▼

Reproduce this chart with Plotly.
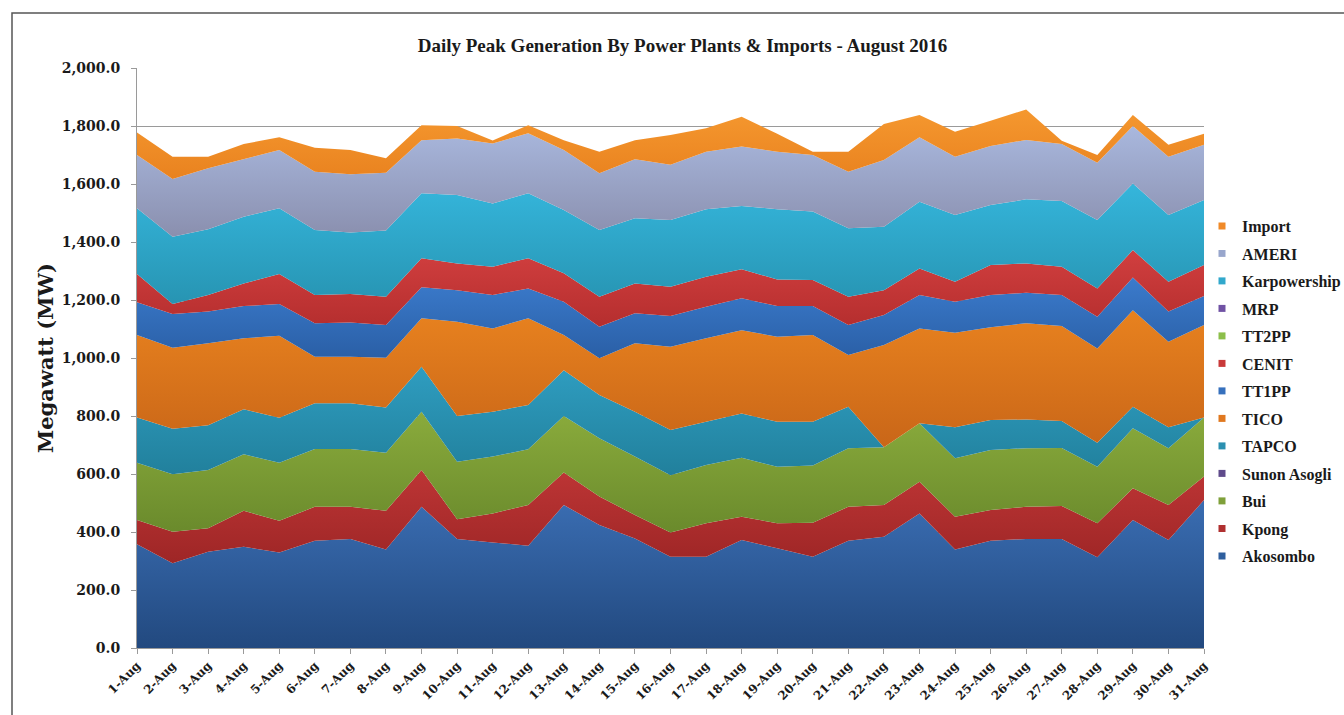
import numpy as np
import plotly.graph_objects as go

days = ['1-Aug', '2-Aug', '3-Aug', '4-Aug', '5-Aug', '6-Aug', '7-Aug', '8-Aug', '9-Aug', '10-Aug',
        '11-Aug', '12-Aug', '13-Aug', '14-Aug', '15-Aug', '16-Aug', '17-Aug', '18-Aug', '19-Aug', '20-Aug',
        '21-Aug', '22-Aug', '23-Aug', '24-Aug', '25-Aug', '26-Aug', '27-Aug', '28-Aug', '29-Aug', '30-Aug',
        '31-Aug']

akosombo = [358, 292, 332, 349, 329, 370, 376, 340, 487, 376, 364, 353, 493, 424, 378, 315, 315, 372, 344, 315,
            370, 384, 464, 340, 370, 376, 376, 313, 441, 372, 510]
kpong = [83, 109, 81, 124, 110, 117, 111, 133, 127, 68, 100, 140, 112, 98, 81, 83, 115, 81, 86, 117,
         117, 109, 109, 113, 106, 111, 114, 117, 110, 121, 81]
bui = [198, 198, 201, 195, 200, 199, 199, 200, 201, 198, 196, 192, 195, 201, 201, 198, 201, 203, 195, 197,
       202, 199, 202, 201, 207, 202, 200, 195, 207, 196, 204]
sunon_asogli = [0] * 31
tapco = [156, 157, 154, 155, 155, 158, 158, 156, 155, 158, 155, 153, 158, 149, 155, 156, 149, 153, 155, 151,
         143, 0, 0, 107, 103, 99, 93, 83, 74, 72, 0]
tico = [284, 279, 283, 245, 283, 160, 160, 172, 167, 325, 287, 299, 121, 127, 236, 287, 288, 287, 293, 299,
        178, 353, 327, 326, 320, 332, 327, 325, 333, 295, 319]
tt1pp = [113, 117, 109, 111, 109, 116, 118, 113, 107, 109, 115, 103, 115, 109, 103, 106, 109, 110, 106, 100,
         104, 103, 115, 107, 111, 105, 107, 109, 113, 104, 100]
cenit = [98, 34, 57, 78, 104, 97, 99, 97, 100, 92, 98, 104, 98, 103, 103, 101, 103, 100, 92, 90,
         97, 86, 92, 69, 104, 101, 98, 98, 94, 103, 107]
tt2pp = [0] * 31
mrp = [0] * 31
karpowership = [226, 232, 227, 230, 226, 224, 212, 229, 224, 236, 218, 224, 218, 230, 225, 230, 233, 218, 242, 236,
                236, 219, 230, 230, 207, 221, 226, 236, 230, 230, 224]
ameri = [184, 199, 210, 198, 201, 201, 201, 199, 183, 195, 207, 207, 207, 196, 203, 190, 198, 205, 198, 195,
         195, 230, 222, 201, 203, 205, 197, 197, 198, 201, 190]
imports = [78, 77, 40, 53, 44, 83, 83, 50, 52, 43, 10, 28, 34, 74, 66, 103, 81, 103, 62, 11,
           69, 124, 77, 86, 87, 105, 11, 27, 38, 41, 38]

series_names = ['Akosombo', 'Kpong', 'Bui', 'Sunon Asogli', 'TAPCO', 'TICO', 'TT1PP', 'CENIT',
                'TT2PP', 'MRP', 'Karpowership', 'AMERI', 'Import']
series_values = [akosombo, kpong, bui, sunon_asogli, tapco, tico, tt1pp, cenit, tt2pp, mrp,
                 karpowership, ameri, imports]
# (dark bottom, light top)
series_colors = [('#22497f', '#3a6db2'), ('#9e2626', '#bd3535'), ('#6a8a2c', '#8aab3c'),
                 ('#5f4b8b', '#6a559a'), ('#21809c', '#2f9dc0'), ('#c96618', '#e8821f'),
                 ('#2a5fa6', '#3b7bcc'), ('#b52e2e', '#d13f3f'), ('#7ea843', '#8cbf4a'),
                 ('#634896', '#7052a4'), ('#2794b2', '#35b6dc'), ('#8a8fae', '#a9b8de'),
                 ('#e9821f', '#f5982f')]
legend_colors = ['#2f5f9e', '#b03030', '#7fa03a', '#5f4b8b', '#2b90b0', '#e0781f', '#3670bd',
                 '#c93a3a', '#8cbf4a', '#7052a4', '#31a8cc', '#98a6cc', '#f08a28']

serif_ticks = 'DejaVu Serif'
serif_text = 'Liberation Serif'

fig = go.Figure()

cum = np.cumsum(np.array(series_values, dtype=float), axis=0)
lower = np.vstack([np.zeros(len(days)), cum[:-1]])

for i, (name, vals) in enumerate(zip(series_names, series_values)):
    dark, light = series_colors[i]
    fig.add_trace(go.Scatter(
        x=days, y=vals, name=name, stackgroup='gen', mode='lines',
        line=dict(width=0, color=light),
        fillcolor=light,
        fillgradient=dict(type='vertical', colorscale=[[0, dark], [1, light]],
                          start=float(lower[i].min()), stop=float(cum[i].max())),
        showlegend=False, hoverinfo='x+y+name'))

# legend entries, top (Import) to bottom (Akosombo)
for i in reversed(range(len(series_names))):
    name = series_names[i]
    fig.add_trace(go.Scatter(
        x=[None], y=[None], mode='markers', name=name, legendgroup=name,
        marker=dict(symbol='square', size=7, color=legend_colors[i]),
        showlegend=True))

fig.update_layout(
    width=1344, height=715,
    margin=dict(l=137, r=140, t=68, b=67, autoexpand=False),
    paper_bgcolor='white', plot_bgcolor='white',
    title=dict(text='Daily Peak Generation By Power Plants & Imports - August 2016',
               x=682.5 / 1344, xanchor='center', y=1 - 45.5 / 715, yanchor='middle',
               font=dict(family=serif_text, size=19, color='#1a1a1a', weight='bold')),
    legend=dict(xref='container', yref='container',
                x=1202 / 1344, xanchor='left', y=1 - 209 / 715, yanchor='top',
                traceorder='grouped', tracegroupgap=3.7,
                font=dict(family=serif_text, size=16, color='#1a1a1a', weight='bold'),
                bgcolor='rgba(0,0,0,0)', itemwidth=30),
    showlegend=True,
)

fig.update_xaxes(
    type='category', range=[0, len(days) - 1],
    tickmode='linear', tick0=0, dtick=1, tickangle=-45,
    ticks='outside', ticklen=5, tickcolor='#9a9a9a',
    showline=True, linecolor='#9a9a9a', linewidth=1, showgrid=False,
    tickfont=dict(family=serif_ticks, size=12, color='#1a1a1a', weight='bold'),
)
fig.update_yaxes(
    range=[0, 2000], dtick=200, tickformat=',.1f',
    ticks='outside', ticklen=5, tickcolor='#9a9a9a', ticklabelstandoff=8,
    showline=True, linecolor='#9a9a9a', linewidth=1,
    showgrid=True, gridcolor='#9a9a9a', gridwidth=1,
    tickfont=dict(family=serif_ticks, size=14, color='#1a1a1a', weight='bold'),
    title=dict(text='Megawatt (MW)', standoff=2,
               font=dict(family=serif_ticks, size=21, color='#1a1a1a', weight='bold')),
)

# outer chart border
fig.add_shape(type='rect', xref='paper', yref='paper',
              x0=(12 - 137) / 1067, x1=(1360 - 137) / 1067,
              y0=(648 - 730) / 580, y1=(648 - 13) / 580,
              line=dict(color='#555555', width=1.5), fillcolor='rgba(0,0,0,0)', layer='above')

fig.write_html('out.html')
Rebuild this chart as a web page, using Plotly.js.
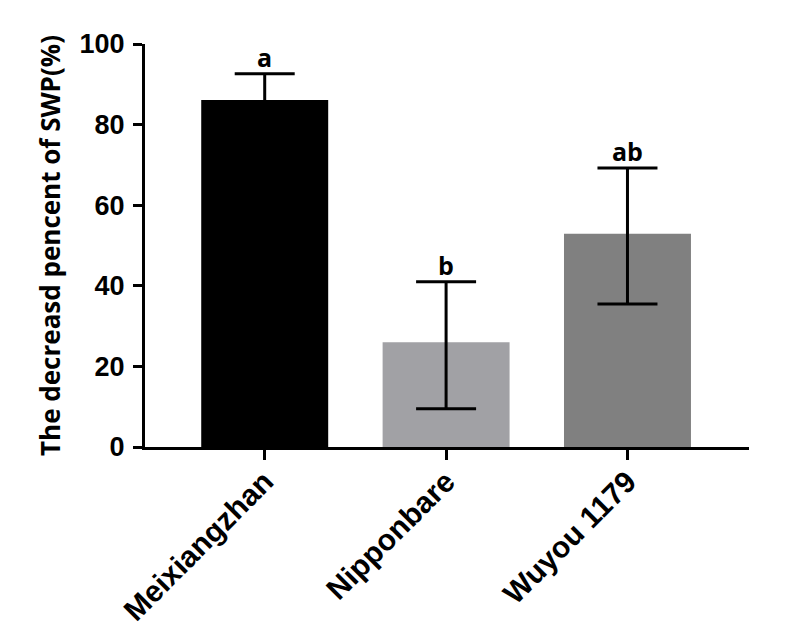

▲

#### [Objective]
Count how many lines in the data contain the word "chart", giving the number without comment.

#### [Expected answer]
3